Trading desks have learned to treat these headlines with caution. The strategy is simple: buy risk assets and sell oil on any de-escalation signal, size the position smaller than the last time, keep a tight stop, and avoid holding over the weekend. It is not a strategy anyone is proud of, but it is the one the market has been forced into after four weeks of conflicting signals from the same source.

The repeated cycle has left investors wary. Every time a peace headline appears, the market buys it, gets burned when escalation resumes, and then buys the next one with slightly more skepticism priced in. Today’s move fits the pattern perfectly: oil gives back gains, equities rebound, and traders wait to see whether this time the talks actually produce results or simply another short-lived relief rally.

Outlook & Verdict

Oil is now trading well below $100 again, but the move feels fragile. A single confirmed strike, a new Iranian denial, or a weekend headline could quickly reverse today’s losses and send Brent back toward $110 or higher. Equities are enjoying a relief bounce, yet the broader geopolitical risk premium has not disappeared; it has simply been paused.

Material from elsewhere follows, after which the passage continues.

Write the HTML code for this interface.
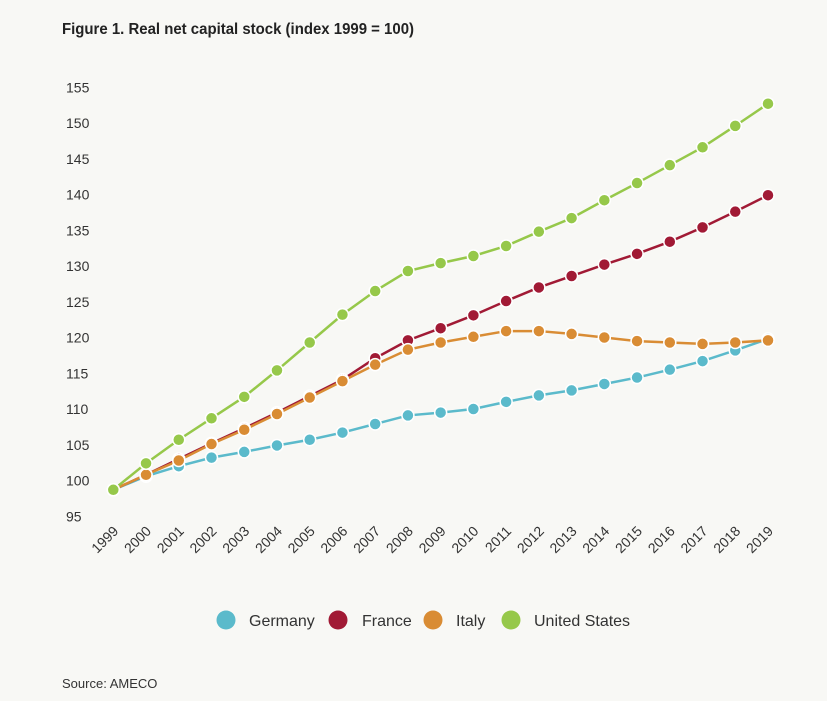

For now, the market is pricing in de-escalation rather than disaster. The $42 billion Strategy Bitcoin raise and corporate treasury flows remain supportive for risk assets, but energy remains the most headline-sensitive sector. Traders should keep positions small, stop tight, and stay ready for the next contradictory headline. This is still a high-volatility, low-conviction environment where one verified diplomatic breakthrough or one new missile strike can flip sentiment in minutes.